Anoche vi el estreno de Pekín Express, y llegué a la conclusión del título. Pensé que todo es un asco porque todo se registra en demasía; las lentes que graban nos transforman en quien no somos, al tiempo que tratan de engañarnos para que pensemos que el ser humano mejora bajo vigilancia y nos hacen desear recuperar la ingenuidad de Truman (el del show).

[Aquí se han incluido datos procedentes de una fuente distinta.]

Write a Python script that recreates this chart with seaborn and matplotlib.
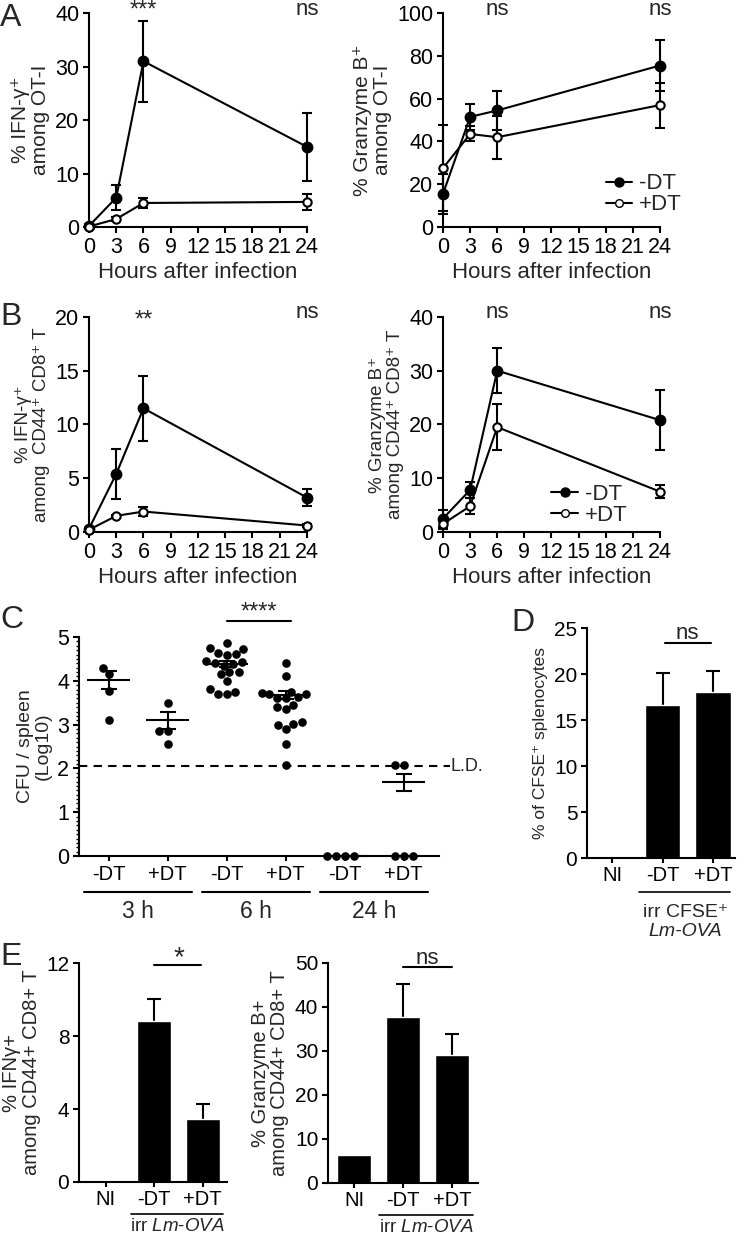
import numpy as np
import pandas as pd
import seaborn as sns
import matplotlib.pyplot as plt
from matplotlib.lines import Line2D
from matplotlib.ticker import MultipleLocator
from matplotlib.transforms import blended_transform_factory

sns.set_style("ticks")
plt.rcParams['font.family'] = ['Liberation Sans', 'DejaVu Sans']
plt.rcParams['mathtext.fontset'] = 'custom'
plt.rcParams['mathtext.rm'] = 'Liberation Sans'
plt.rcParams['mathtext.it'] = 'Liberation Sans:italic'
plt.rcParams['axes.linewidth'] = 1.5
plt.rcParams['xtick.major.width'] = 1.5
plt.rcParams['ytick.major.width'] = 1.5
plt.rcParams['xtick.major.size'] = 4.5
plt.rcParams['ytick.major.size'] = 4.5
plt.rcParams['xtick.major.pad'] = 2.5
plt.rcParams['ytick.major.pad'] = 2.5
plt.rcParams['xtick.labelsize'] = 15.5
plt.rcParams['ytick.labelsize'] = 15.5
plt.rcParams['axes.edgecolor'] = 'black'
plt.rcParams['xtick.color'] = 'black'
plt.rcParams['ytick.color'] = 'black'

# ---- data: time courses (A, B) ----
hours = [0, 3, 6, 24]

ifng_ot1_minus = [0.2, 5.5, 31.0, 15.0]
ifng_ot1_minus_err = [0.3, 2.3, 7.6, 6.3]
ifng_ot1_plus = [0.1, 1.5, 4.5, 4.7]
ifng_ot1_plus_err = [0.1, 0.3, 0.9, 1.5]

gzmb_ot1_minus = [15.5, 51.5, 54.5, 75.5]
gzmb_ot1_minus_err = [9.5, 6.0, 9.0, 12.0]
gzmb_ot1_plus = [27.5, 43.5, 42.0, 57.0]
gzmb_ot1_plus_err = [20.0, 3.5, 10.0, 10.5]

ifng_cd8_minus = [0.3, 5.4, 11.5, 3.2]
ifng_cd8_minus_err = [0.1, 2.3, 3.0, 0.8]
ifng_cd8_plus = [0.2, 1.5, 1.9, 0.6]
ifng_cd8_plus_err = [0.05, 0.1, 0.4, 0.1]

gzmb_cd8_minus = [2.5, 7.8, 30.0, 20.8]
gzmb_cd8_minus_err = [1.5, 1.5, 4.2, 5.6]
gzmb_cd8_plus = [1.5, 4.8, 19.5, 7.5]
gzmb_cd8_plus_err = [1.0, 1.5, 4.3, 1.2]

# ---- data: CFU (C) ----
cfu_conditions = ['3h -DT', '3h +DT', '6h -DT', '6h +DT', '24h -DT', '24h +DT']
cfu_3h_minus = [4.3, 4.15, 3.77, 3.1]
cfu_3h_plus = [3.5, 2.85, 2.85, 2.55]
cfu_6h_minus = [4.87, 4.75, 4.72, 4.63, 4.62, 4.6, 4.45, 4.42, 4.4, 4.38,
                4.35, 4.2, 4.2, 4.15, 4.0, 3.82, 3.75, 3.7, 3.7]
cfu_6h_plus = [4.4, 4.12, 3.75, 3.72, 3.7, 3.7, 3.62, 3.6, 3.6, 3.45,
               3.4, 3.35, 3.05, 3.02, 3.0, 2.9, 2.55, 2.07]
cfu_24h_minus = [0, 0, 0, 0]
cfu_24h_plus = [2.07, 2.07, 0, 0, 0]
cfu_mean = [4.02, 3.1, 4.38, 3.67, 0.0, 1.68]
cfu_sem = [0.2, 0.2, 0.07, 0.09, 0.0, 0.2]
cfu_ticklabels = ['-DT', '+DT', '-DT', '+DT', '-DT', '+DT']
cfu_timepoints = ['3 h', '6 h', '24 h']
detection_limit = 2.05

# ---- data: bars (D, E) ----
bar_groups = ['NI', '-DT', '+DT']
cfse_pct = [0.05, 16.6, 18.1]
cfse_err = [0.0, 3.5, 2.2]
ifng_bar = [0.05, 8.85, 3.45]
ifng_bar_err = [0.0, 1.2, 0.85]
gzmb_bar = [6.3, 37.8, 29.0]
gzmb_bar_err = [0.0, 7.5, 4.8]

fig = plt.figure(figsize=(7.44, 12.36), dpi=100)


def time_course(ax, minus, minus_err, plus, plus_err, ymax, ystep, ylabel, ylabel_size):
    for vals, errs, face in [(minus, minus_err, 'black'), (plus, plus_err, 'white')]:
        ax.errorbar(hours, vals, yerr=errs, fmt='none', ecolor='black',
                    elinewidth=1.5, capsize=3.6, capthick=1.5, clip_on=False, zorder=2)
        sns.lineplot(x=hours, y=vals, color='black', linewidth=1.5, marker='o',
                     markersize=7 if face == 'black' else 6, markerfacecolor=face,
                     markeredgecolor='black', markeredgewidth=1.5, ax=ax,
                     clip_on=False, zorder=3)
    ax.set_xlim(0, 24)
    ax.set_ylim(0, ymax)
    ax.set_xticks(range(0, 25, 3))
    ax.set_yticks(np.arange(0, ymax + 0.1, ystep))
    ax.set_xlabel('Hours after infection', fontsize=16, labelpad=3)
    ax.set_ylabel(ylabel, fontsize=ylabel_size, linespacing=1.05, labelpad=4)
    sns.despine(ax=ax)


def sig(ax, x, label, y=0.993, size=16):
    # baseline given in axes fraction, just under the top of the axes
    tr = blended_transform_factory(ax.transData, ax.transAxes)
    ax.text(x, y, label, transform=tr, ha='center', va='baseline', fontsize=size)


def legend(ax, anchor):
    handles = [Line2D([], [], color='black', lw=1.5, marker='o', markersize=6.5,
                      markerfacecolor='black', markeredgecolor='black'),
               Line2D([], [], color='black', lw=1.5, marker='o', markersize=5.5,
                      markerfacecolor='white', markeredgecolor='black')]
    ax.legend(handles, ['-DT', '+DT'], loc='lower right', bbox_to_anchor=anchor,
              frameon=False, fontsize=16, handlelength=1.2, handletextpad=0.3,
              labelspacing=0.0, borderaxespad=0, borderpad=0)


# A
axA1 = fig.add_axes([0.1196, 0.8163, 0.293, 0.1731])
time_course(axA1, ifng_ot1_minus, ifng_ot1_minus_err, ifng_ot1_plus, ifng_ot1_plus_err,
            40, 10, '% IFN-γ⁺\namong OT-I', 15)
sig(axA1, 6, '***', 0.983, 17)
sig(axA1, 24, 'ns')

axA2 = fig.add_axes([0.5954, 0.8163, 0.2917, 0.1731])
time_course(axA2, gzmb_ot1_minus, gzmb_ot1_minus_err, gzmb_ot1_plus, gzmb_ot1_plus_err,
            100, 20, '% Granzyme B⁺\namong OT-I', 15)
sig(axA2, 6, 'ns')
sig(axA2, 24, 'ns')
legend(axA2, (1.1, 0.055))

# B
axB1 = fig.add_axes([0.1196, 0.5696, 0.293, 0.174])
time_course(axB1, ifng_cd8_minus, ifng_cd8_minus_err, ifng_cd8_plus, ifng_cd8_plus_err,
            20, 5, '% IFN-γ⁺\namong  CD44⁺ CD8⁺ T', 13.5)
sig(axB1, 6, '**', 0.955, 17)
sig(axB1, 24, 'ns')

axB2 = fig.add_axes([0.5954, 0.5696, 0.2917, 0.174])
time_course(axB2, gzmb_cd8_minus, gzmb_cd8_minus_err, gzmb_cd8_plus, gzmb_cd8_plus_err,
            40, 10, '% Granzyme B⁺\namong CD44⁺ CD8⁺ T', 13.5)
sig(axB2, 6, 'ns')
sig(axB2, 24, 'ns')
legend(axB2, (0.85, 0.03))

# C
axC = fig.add_axes([0.1062, 0.3074, 0.4839, 0.1772])
cfu_values = [cfu_3h_minus, cfu_3h_plus, cfu_6h_minus, cfu_6h_plus, cfu_24h_minus, cfu_24h_plus]
cfu_df = pd.DataFrame({
    'condition': [c for c, v in zip(cfu_conditions, cfu_values) for _ in v],
    'log_cfu': [x for v in cfu_values for x in v],
})
sns.swarmplot(data=cfu_df, x='condition', y='log_cfu', order=cfu_conditions,
              color='black', size=6.2, ax=axC, clip_on=False, zorder=3)
pos = np.arange(len(cfu_conditions))
axC.hlines(cfu_mean, pos - 0.36, pos + 0.36, color='black', lw=1.5, zorder=4, clip_on=False)
axC.errorbar(pos, cfu_mean, yerr=cfu_sem, fmt='none', ecolor='black', elinewidth=1.5,
             capsize=6, capthick=1.5, zorder=4)
axC.axhline(detection_limit, xmin=0, xmax=1.03, color='black', lw=1.5, ls=(0, (4, 3)),
            clip_on=False)
axC.text(5.8, detection_limit, 'L.D.', ha='left', va='center', fontsize=13)
axC.set_xlim(-0.5, 5.6)
axC.set_ylim(0, 5)
axC.set_yticks(range(6))
axC.yaxis.set_minor_locator(MultipleLocator(0.1))
axC.tick_params(axis='y', which='minor', length=2.5, width=1)
axC.set_xticks(pos)
axC.set_xticklabels(cfu_ticklabels, fontsize=14.5)
axC.tick_params(axis='x', length=3.5, pad=3)
axC.set_xlabel('')
axC.set_ylabel('CFU / spleen\n(Log10)', fontsize=14, linespacing=1.05)
sns.despine(ax=axC)
for i, tp in enumerate(cfu_timepoints):
    c = 2 * i + 0.5
    axC.plot([c - 0.92, c + 0.92], [-0.165, -0.165], color='black', lw=1.5,
             transform=axC.get_xaxis_transform(), clip_on=False)
    axC.text(c, -0.255, tp, transform=axC.get_xaxis_transform(), ha='center',
             va='center', fontsize=16.5)
axC.plot([2.0, 3.1], [5.37, 5.37], color='black', lw=1.5, clip_on=False)
axC.text(2.55, 5.42, '****', ha='center', va='baseline', fontsize=17)


def bar_panel(ax, vals, errs, ymax, ystep, ylabel, xlim, ylabel_size):
    sns.barplot(x=bar_groups, y=vals, order=bar_groups, color='black', saturation=1,
                width=0.7, errorbar=None, ax=ax, zorder=2)
    idx = [i for i, e in enumerate(errs) if e > 0]
    tops = [vals[i] for i in idx]
    eb = ax.errorbar(idx, tops, yerr=[[0] * len(idx), [errs[i] for i in idx]],
                     fmt='none', ecolor='black', elinewidth=1.5, capsize=5, capthick=1.5,
                     zorder=1)
    # only the upper cap is shown, as in the reference
    for cap in eb[1]:
        if np.allclose(cap.get_ydata(), tops):
            cap.set_visible(False)
    ax.set_xlim(*xlim)
    ax.set_ylim(0, ymax)
    ax.set_yticks(np.arange(0, ymax + 0.1, ystep))
    ax.set_ylabel(ylabel, fontsize=ylabel_size, linespacing=1.05)
    ax.tick_params(axis='x', labelsize=14.5, length=3.5)
    ax.tick_params(axis='y', labelsize=15)
    sns.despine(ax=ax)


# D
axD = fig.add_axes([0.789, 0.3058, 0.199, 0.186])
bar_panel(axD, cfse_pct, cfse_err, 25, 5, '% of CFSE⁺ splenocytes', (-0.5, 2.44), 12.5)
axD.plot([1.05, 1.96], [23.4, 23.4], color='black', lw=1.5, clip_on=False)
axD.text(1.5, 23.8, 'ns', ha='center', va='baseline', fontsize=16)
axD.plot([0.53, 2.34], [-0.148, -0.148], color='black', lw=1.2,
         transform=axD.get_xaxis_transform(), clip_on=False)
axD.text(1.45, -0.235, 'irr CFSE⁺', transform=axD.get_xaxis_transform(),
         ha='center', va='center', fontsize=14)
axD.text(1.45, -0.32, 'Lm-OVA', transform=axD.get_xaxis_transform(),
         ha='center', va='center', fontsize=14, style='italic')

# E
axE1 = fig.add_axes([0.1062, 0.0437, 0.199, 0.177])
bar_panel(axE1, ifng_bar, ifng_bar_err, 12, 4, '% IFNγ+\namong CD44+ CD8+ T', (-0.55, 2.5), 14.5)
axE1.plot([1.0, 1.96], [11.9, 11.9], color='black', lw=1.5, clip_on=False)
axE1.text(1.5, 11.9, '*', ha='center', va='baseline', fontsize=20)

axE2 = fig.add_axes([0.4409, 0.0429, 0.2016, 0.178])
bar_panel(axE2, gzmb_bar, gzmb_bar_err, 50, 10, '% Granzyme B+\namong CD44+ CD8+ T', (-0.53, 2.53), 14.5)
axE2.plot([1.0, 2.0], [49, 49], color='black', lw=1.5, clip_on=False)
axE2.text(1.5, 49.8, 'ns', ha='center', va='baseline', fontsize=16)

for ax in (axE1, axE2):
    ax.plot([0.52, 2.42], [-0.145, -0.145], color='black', lw=1.2,
            transform=ax.get_xaxis_transform(), clip_on=False)
    ax.text(1.47, -0.225, r'irr $Lm$-$OVA$', transform=ax.get_xaxis_transform(),
            ha='center', va='baseline', fontsize=13.5)

# panel letters
for letter, x, y in [('A', 0.0, 1 - 3 / 1236), ('B', 0.0, 1 - 302 / 1236),
                     ('C', 0.0, 1 - 605 / 1236), ('D', 0.688, 1 - 608 / 1236),
                     ('E', 0.0, 1 - 942 / 1236)]:
    fig.text(x, y, letter, fontsize=23, ha='left', va='top')

fig.savefig('out.png', dpi=100)
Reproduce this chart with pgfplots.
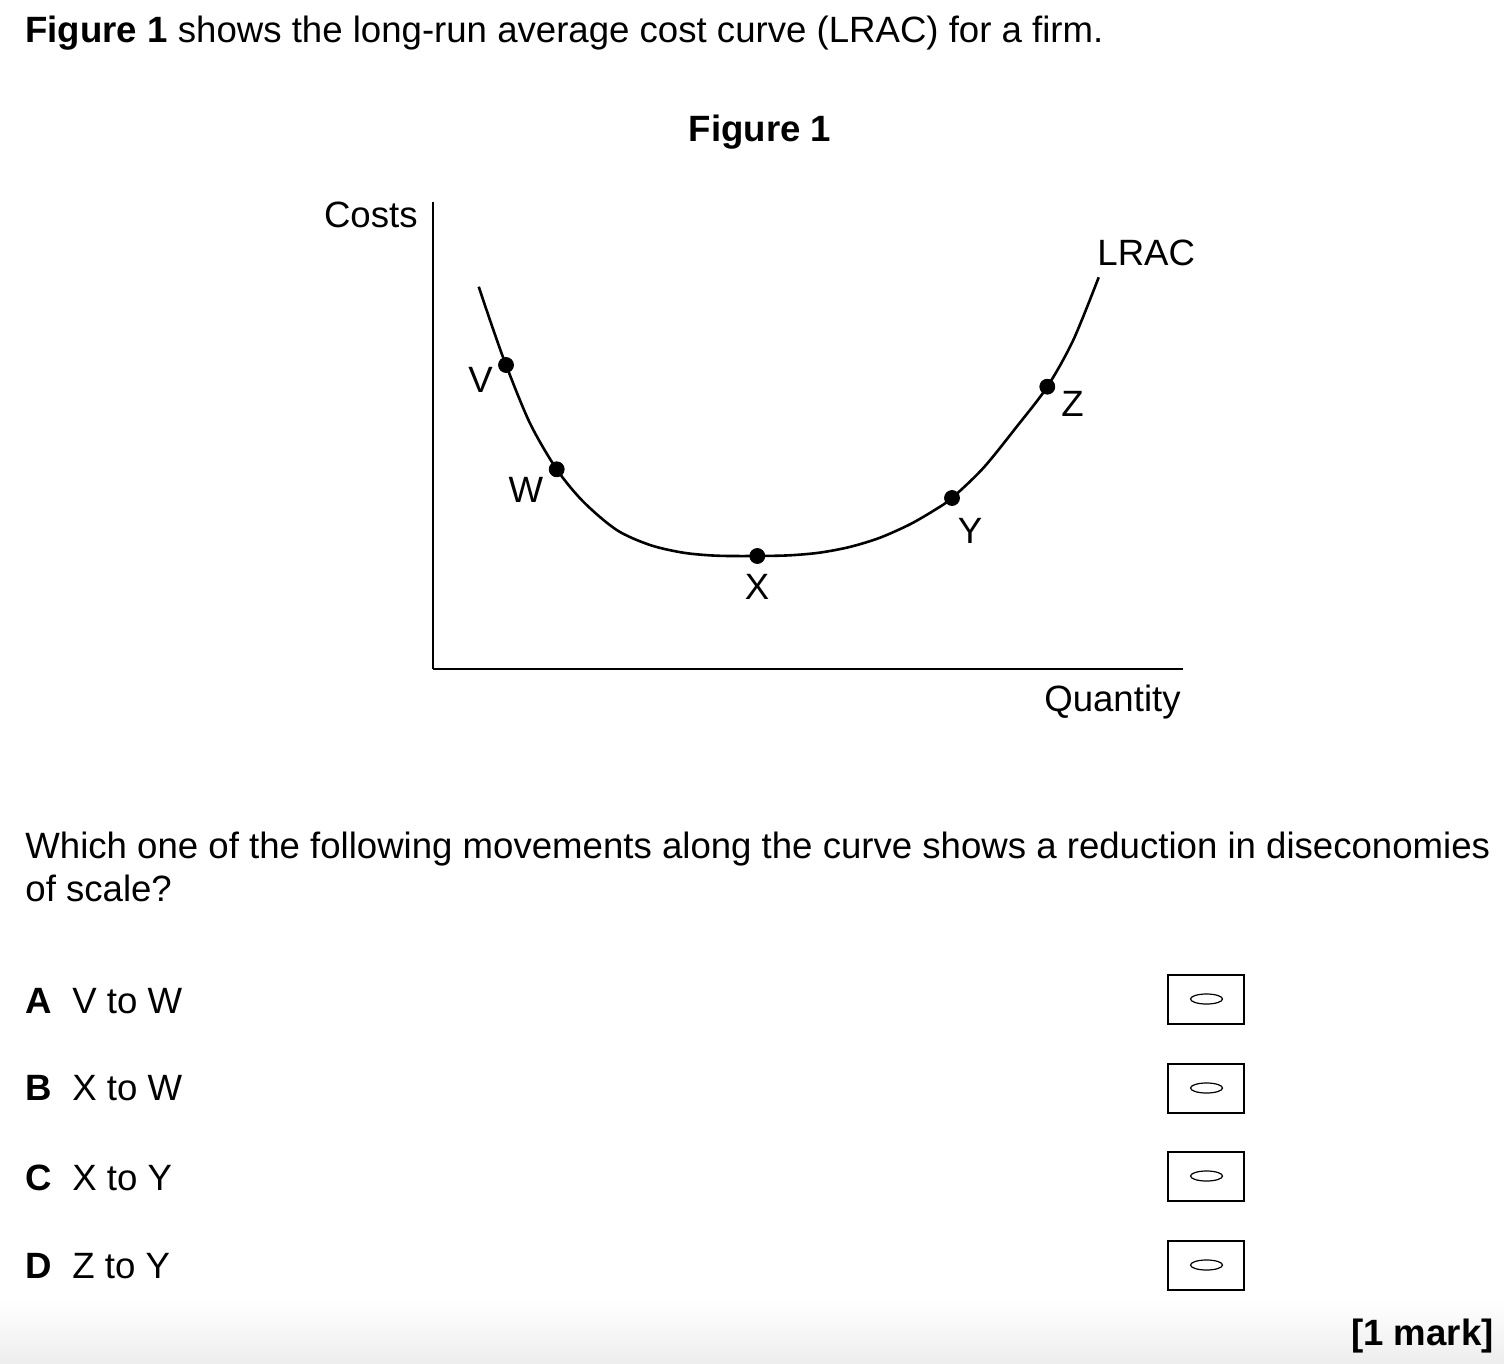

Hubo un momento anoche en el reality aventurero de Cuatro , cuando la pareja de amigos, travestis y sevillanos, de acogida en casa de un par de señoras mayores rusas (muy partidarias del agua del Kremlin en las rocas y las batas de animal print), se desmelenaban (no pienso decir nada acerca de lo increíble que me pareció que los muchachos llevaran en su mochila de viaje transiberiano un pelucón, las licras y las botas blancas de tacón…) y bailaban con ellas a ritmo de palmas. Un momento conmovedor, tiernísimo, un encuentro imposible y absurdo.
Una hipnótica mentira televisiva que hubiera sido inviable sin cámaras.
O que, de haber ocurrido sin cámaras, podría haber sido una gran historia. Pero que se quedó en eso: en un espectáculo superficial pretendidamente hilarante, pero desolador.
Y de eso hablo aquí hoy.
De cómo, poco a poco, con mucha inteligencia y sentido del espectáculo, la televisión y los realities nos han ido entrenando para dejarnos observar por cámaras en todas partes. Cómo hemos acabado creyendo que ser observados constantemente -como lo somos en la calle, en los aeropuertos, en los centros comerciales…- no sólo sirve para hacernos más reales, sino para sacar lo mejor de nosotros. No nos podemos quejar.
Ayer lo dejaron bien claro en Pekín Express: los rusos, ese pueblo que nos parece tan chungo y contra el que tenemos tantos prejuicios negativos, son una gente generosa y acogedora. «Coño, porque tienen una cámara delante», habrán pensado muchos, habrán creído entender el truco del asunto. Sin caer en cuenta de que acababan de caer en la trampa que les tendieron: asumir que la vigilancia nos humaniza. Y delata a los malos (que roban una salchicha en un puesto callejero o patean a una muchacha en un vagón del metro barcelonés).
Tengo miedo. Más que antes. Antes, al menos, cuando era Dios quien miraba, sabíamos que tendríamos una recompensa. Cuando eran los Reyes Magos quienes nos vigilaban, contábamos con un premio a nuestra buena conducta. Pero ahora, ¿qué nos espera por ser buenos?